Il Golfo arabico-persico rappresenta un punto cruciale nella strategia geopolitica adottata da Trump, attuale presidente degli Stati Uniti. In questa regione, si confrontano diverse aspirazioni imperiali – quelle persiane, arabe e ottomane – oltre alla presenza storica delle religioni abramitiche, incluso l’ebraismo. Recentemente, Trump ha deciso di concentrarsi sull’Islam sunnita conservatore, contrariamente a otto anni fa quando il suo itinerario internazionale comprendeva anche Gerusalemme e il Vaticano.

Un dettaglio controverso di questa missione è stato il nuovo Air Force One, finanziato dal Qatar, che ha suscitato critiche di conflitto d’interessi negli Stati Uniti. Tuttavia, altri elementi significativi emergono dal viaggio, come l’evidente distanza nei rapporti con Benjamin Netanyahu e il solido legame con il principe saudita Mohammed bin Salman. Questo avviene in un contesto dove i Paesi del Golfo stanno interpretando un ruolo rilevante nel processo di modernizzazione e laicizzazione.

L’aspetto economico di queste relazioni è cruciale. Gli annunci di investimenti diretti negli Stati Uniti da parte dei Paesi del Golfo ammontano a centinaia di miliardi di dollari. Il Regno saudita, come notevole acquirente del debito pubblico americano e del settore delle armi, si sta anche orientando verso investimenti nell’intelligenza artificiale, mantenendosi in sintonia con le politiche economiche dell’amministrazione Trump.

Dal punto di vista energetico, l’Arabia Saudita, leader dell’OPEC, ha concesso a Trump un aumento della produzione petrolifera, determinante per influenzare i prezzi del mercato mondiale. Questo incremento, che non era stato accordato al predecessore Biden, ha contribuito a mettere in difficoltà economica la Russia e a combattere l’inflazione negli Stati Uniti, elemento decisivo per le prossime elezioni legislative.

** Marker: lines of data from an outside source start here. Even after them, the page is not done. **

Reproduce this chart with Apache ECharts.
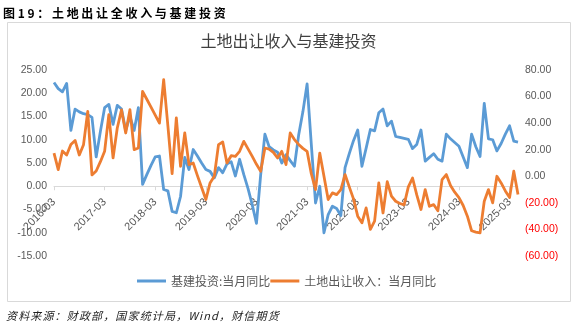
<!DOCTYPE html>
<html><head><meta charset="utf-8">
<script src="https://cdn.jsdelivr.net/npm/echarts@6/dist/echarts.min.js"></script>
<style>
html,body{margin:0;padding:0;background:#fff;width:577px;height:324px;overflow:hidden;}
#chart{position:absolute;left:0;top:0;width:577px;height:324px;}
#hdr{position:absolute;left:3px;top:4px;font:bold 12px "Noto Sans CJK SC";letter-spacing:2.7px;color:#000;}
#ftr{position:absolute;left:6px;top:307px;font:italic 11px "Noto Sans CJK SC";letter-spacing:1.15px;color:#222;}
</style></head>
<body>
<div id="chart"></div>
<div id="hdr">图19：土地出让全收入与基建投资</div>
<div id="ftr">资料来源：财政部，国家统计局，Wind，财信期货</div>
<script>
// categories: monthly, 2016-03 .. 2025-05
const categories = [];
for (let y = 2016; y <= 2025; y++) {
  for (let m = 1; m <= 12; m++) {
    if (y === 2016 && m < 3) continue;
    if (y === 2025 && m > 5) break;
    categories.push(y + '-' + (m < 10 ? '0' + m : '' + m));
  }
}
const seriesNames = ['基建投资:当月同比', '土地出让收入：当月同比'];
const infraYoY = [
  22.3,21.0,20.3,22.1,12.0,16.6,16.0,15.6,15.4,14.8,6.3,11.8,
  16.9,17.6,13.3,17.4,16.6,12.0,15.0,12.0,16.9,0.4,2.5,4.5,
  6.3,6.5,-0.7,-1.0,-5.4,-5.7,-2.2,6.2,3.6,7.9,6.5,5.0,
  3.6,3.2,1.8,4.0,2.9,4.8,5.3,2.2,5.8,2.5,-0.5,-4.0,
  -8.0,2.5,11.2,8.5,7.8,7.3,5.0,6.8,5.5,4.3,11.0,16.0,
  22.0,9.0,-3.6,0.0,-10.0,-6.1,-4.3,-4.8,-6.3,4.0,7.0,9.8,
  12.1,4.3,8.2,12.2,11.9,15.8,16.6,13.0,14.0,10.7,10.5,10.3,
  10.1,8.1,9.0,12.1,5.4,6.2,7.0,5.8,5.4,11.2,10.2,9.4,
  8.6,6.3,4.0,11.2,8.5,6.4,17.8,10.2,10.0,7.6,9.2,11.2,
  13.0,9.7,9.5
];
const landYoY = [
  17.5,5,19,16,24,27,16,23.8,48.9,1,4,11,
  18.8,46.4,13.8,36.3,50,32.6,50.1,20,21.3,63.9,58,52,
  46,40,72.7,38,2,43.9,7.5,32.6,8.8,10,0.5,-8.5,
  -17.5,-5,0,23.8,25.8,10,15.5,15,18.8,26.3,20.6,15,
  9,3.8,21.3,20.5,18,13.8,18.8,8.8,32.6,27.6,24,21,
  18.8,2,-10,17.5,0,-17.5,-12.5,-13.8,-10,1.3,-8,-17,
  -30,-35,-23.8,-40,-33.8,-5,-27.6,-4,-15,-18.8,-20.5,-21.5,
  -8,-1.3,-14,-25,-10,-22.6,-21.3,-26,-2.5,1.3,-7,-12,
  -16,-22,-30,-41,-42,-42.6,-18.8,-10,-20,0,-5,-11,
  -16,3.8,-13.8
];
const leftMin = -15, leftMax = 25, leftStep = 5;
const rightMin = -60, rightMax = 80, rightStep = 20;

const gridTop = 70, gridBottom = 68, H = 324;
const plotH = H - gridTop - gridBottom;
// move the category axis (line, ticks, labels) up to the left axis' zero
const zeroOffset = -plotH * (0 - leftMin) / (leftMax - leftMin);

const chart = echarts.init(document.getElementById('chart'), null, {renderer: 'canvas'});
const axisFont = 'Liberation Sans';
chart.setOption({
  backgroundColor: '#fff',
  animation: false,
  title: {
    text: '土地出让收入与基建投资',
    left: 'center', top: 28,
    textStyle: {fontFamily: 'Noto Sans CJK SC', fontSize: 16, fontWeight: 'normal', color: '#404040'}
  },
  graphic: [{
    type: 'rect', shape: {x: 7.5, y: 22.5, width: 563, height: 279},
    style: {fill: 'none', stroke: '#D9D9D9', lineWidth: 1}, silent: true
  }],
  legend: {
    left: 132, top: 270, itemGap: 0, itemWidth: 29, itemHeight: 3, icon: 'rect',
    textStyle: {fontFamily: 'Noto Sans CJK SC', fontSize: 12, color: '#595959'},
    data: seriesNames
  },
  grid: {left: 54, right: 59, top: gridTop, bottom: gridBottom, containLabel: false},
  xAxis: {
    type: 'category', data: categories, boundaryGap: false,
    offset: zeroOffset,
    axisLine: {onZero: false, lineStyle: {color: '#D9D9D9', width: 1}},
    axisTick: {show: true, interval: 11, length: 4, lineStyle: {color: '#D9D9D9'}},
    axisLabel: {interval: 11, rotate: 45, margin: 14, color: '#595959', fontFamily: axisFont, fontSize: 11},
    splitLine: {show: false}
  },
  yAxis: [{
    type: 'value', min: leftMin, max: leftMax, interval: leftStep, position: 'left',
    axisLine: {show: false}, axisTick: {show: false}, splitLine: {show: false},
    axisLabel: {margin: 7, color: '#595959', fontFamily: axisFont, fontSize: 10.5,
      formatter: v => v.toFixed(2)}
  }, {
    type: 'value', min: rightMin, max: rightMax, interval: rightStep, position: 'right',
    axisLine: {show: false}, axisTick: {show: false}, splitLine: {show: false},
    axisLabel: {margin: 7, color: '#595959', fontFamily: axisFont, fontSize: 10.5,
      formatter: v => v < 0 ? '{neg|(' + Math.abs(v).toFixed(2) + ')}' : v.toFixed(2),
      rich: {neg: {color: '#FF0000', fontFamily: axisFont, fontSize: 10.5}}}
  }],
  series: [{
    name: seriesNames[0], type: 'line', yAxisIndex: 0, data: infraYoY,
    symbol: 'none', lineStyle: {color: '#5B9BD5', width: 2.8, join: 'round'}, itemStyle: {color: '#5B9BD5'}
  }, {
    name: seriesNames[1], type: 'line', yAxisIndex: 1, data: landYoY,
    symbol: 'none', lineStyle: {color: '#ED7D31', width: 2.8, join: 'round'}, itemStyle: {color: '#ED7D31'}
  }]
});
</script>
</body></html>
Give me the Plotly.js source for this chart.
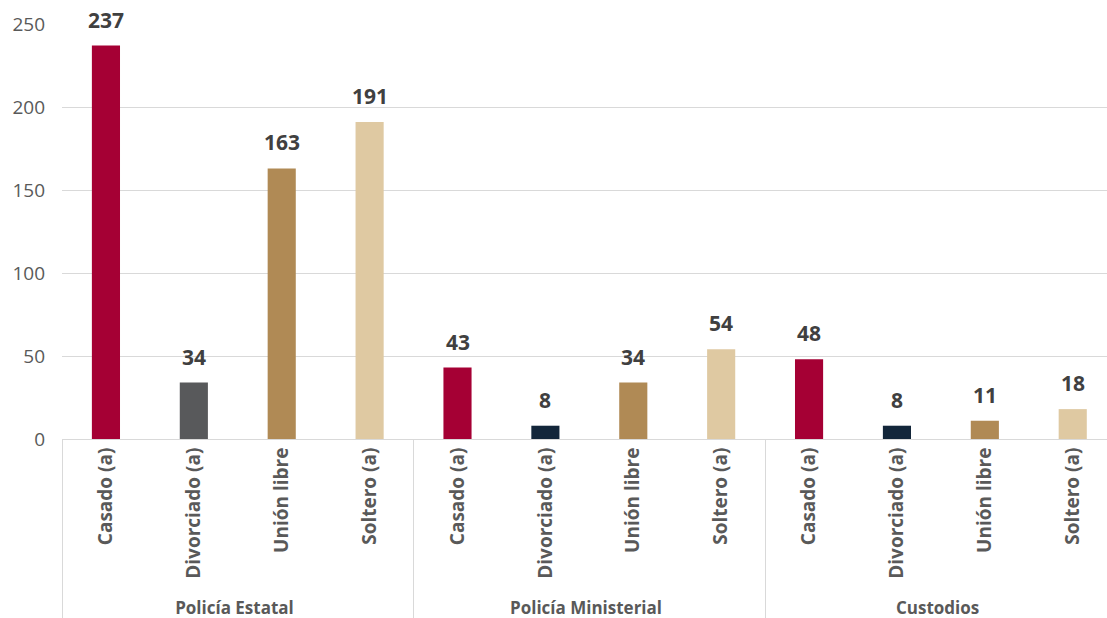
<!DOCTYPE html>
<html>
<head>
<meta charset="utf-8">
<script src="https://cdn.plot.ly/plotly-3.0.1.min.js"></script>
<style>html,body{margin:0;padding:0;background:#fff;}#chart{width:1107px;height:618px;}</style>
</head>
<body>
<div id="chart"></div>
<script>
const groups = ["Policía Estatal","Policía Estatal","Policía Estatal","Policía Estatal",
  "Policía Ministerial","Policía Ministerial","Policía Ministerial","Policía Ministerial",
  "Custodios","Custodios","Custodios","Custodios"];
const groupNames = ["Policía Estatal","Policía Ministerial","Custodios"];
const categories = ["Casado (a)","Divorciado (a)","Unión libre","Soltero (a)",
  "Casado (a)","Divorciado (a)","Unión libre","Soltero (a)",
  "Casado (a)","Divorciado (a)","Unión libre","Soltero (a)"];
const values = [237,34,163,191, 43,8,34,54, 48,8,11,18];
const barColors = ["#A50034","#58595B","#B08A55","#DFC9A2",
  "#A50034","#13263A","#B08A55","#DFC9A2",
  "#A50034","#13263A","#B08A55","#DFC9A2"];
const yTicks = [0,50,100,150,200,250];

const FONT = 'Open Sans, sans-serif';
const xRange = [-0.5, values.length - 0.61];

const trace = {
  type: 'bar',
  x: [groups, categories],
  y: values,
  marker: {color: barColors},
  hoverinfo: 'none'
};

const annotations = values.map((v, i) => ({
  xref: 'paper', yref: 'y',
  x: (i - xRange[0]) / (xRange[1] - xRange[0]),
  y: v,
  text: String(v),
  showarrow: false,
  xanchor: 'center', yanchor: 'bottom',
  yshift: 10,
  font: {family: FONT, size: 21, color: '#404040', weight: 'bold'}
}));

const layout = {
  width: 1107, height: 618,
  margin: {l: 62, r: 0, t: 24, b: 179},
  paper_bgcolor: '#fff', plot_bgcolor: '#fff',
  bargap: 0.68,
  showlegend: false,
  annotations: annotations,
  xaxis: {
    type: 'multicategory',
    range: xRange,
    tickangle: -90,
    tickfont: {family: FONT, size: 19, color: '#595959', weight: 'bold'},
    showline: true, linecolor: '#d9d9d9', linewidth: 1,
    showdividers: true, dividercolor: '#d9d9d9', dividerwidth: 1,
    ticks: '', showgrid: false
  },
  yaxis: {
    range: [0, 250],
    tickvals: yTicks,
    tickfont: {family: FONT, size: 19, color: '#595959'},
    gridcolor: '#d9d9d9', gridwidth: 1,
    zeroline: false, showline: false, ticks: '', ticklabelstandoff: 16
  }
};

Plotly.newPlot('chart', [trace], layout, {displayModeBar: false, staticPlot: true}).then(gd => {
  // group (secondary) labels: smaller than the category labels and placed near the bottom, as in the reference
  const svgTop = gd.getBoundingClientRect().top;
  gd.querySelectorAll('text').forEach(t => {
    if (groupNames.includes(t.textContent)) {
      t.style.fontSize = '17px';
      const r = t.getBoundingClientRect();
      const shift = 619 - (r.bottom - svgTop);
      const prev = t.getAttribute('transform') || '';
      t.setAttribute('transform', 'translate(0,' + shift.toFixed(1) + ') ' + prev);
    }
  });
});
</script>
</body>
</html>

La relazione con il Qatar è anch’essa sotto esame, dato il passato di critiche per presunti legami con l’Iran, i Fratelli Musulmani e Hamas. Questo Stato del Golfo, noto per la sua politica indipendente, è stato tuttavia un interlocutore per gli Stati Uniti e Israele nel facilitare il dialogo con Gaza.

In questo scenario in evoluzione, Trump risponde alle sollecitazioni di Mohammed bin Salman aprendo al dialogo con l’Iran sul nucleare, nonostante le critiche al precedente accordo negoziato da Obama. Tale orientamento preoccupa Netanyahu e potrebbe influenzare le future dinamiche sullo stato palestinese.

Infine, la politica estera di Trump sembra riflettere una maggiore presenza di alcuni ‘falchi’ tradizionali del suo partito, puntando su una politica realista e pragmatica. Trump, infatti, ha sempre sostenuto che l’America non debba esportare la democrazia o i diritti umani, un tema su cui esiste un consenso trasversale in politica interna, alla luce delle esperienze passate in Libia e in Iraq.